Un’ulteriore finestra sul mondo si apre con mostre tipo Dulce bellum inexpertis. Dolce è la guerra per chi non l’ha vissuta (fino al 15 ottobre), una preziosa collettiva a cura del direttore artistico del Macc, che accoglie i lavori di autori che si sono distinti sulla scena globale per la loro indagine su istanze politiche e sociali, tra cui Filippo Berta a Zehra Doğan, Regina José Galindo, Santiago Sierra, Eva Fischer, Maria Lai, Carol Rama. Lo scopo è sempre lo stesso: scoprire inusuali esperienze di ricerca in grado di restituire un territorio aggiornato ai tempi, distante dagli stereotipi più comuni, dove isola non è isolamento ma spazio di convivenze in cui sottili rimandi tra passato e presente sono più chiari, meno disturbati da interferenze quotidiane.

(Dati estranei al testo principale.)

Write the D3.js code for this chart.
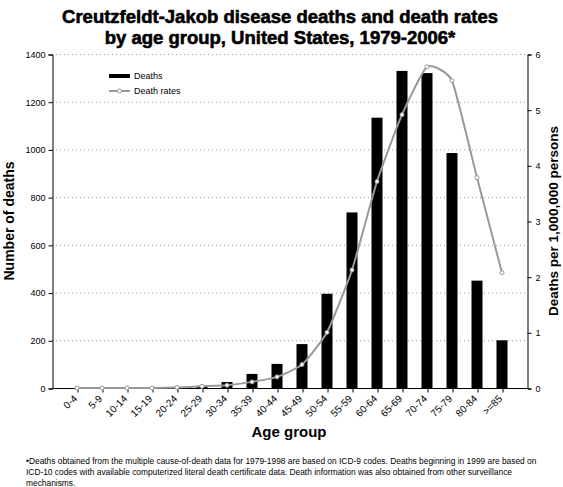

«Sull’isola i silenzi profumano di eterno, ecco perché è più facile ascoltare», aggiunge Carbone. Si conclude così la mia prima visita a Calasetta dove, prendendo in prestito alcune parole di Isabel Allende, la vita è concepita come un arazzo che si ricama giorno dopo giorno con fili di molti colori, alcuni grossi e scuri, altri sottili e luminosi, ma tutti i fili servono.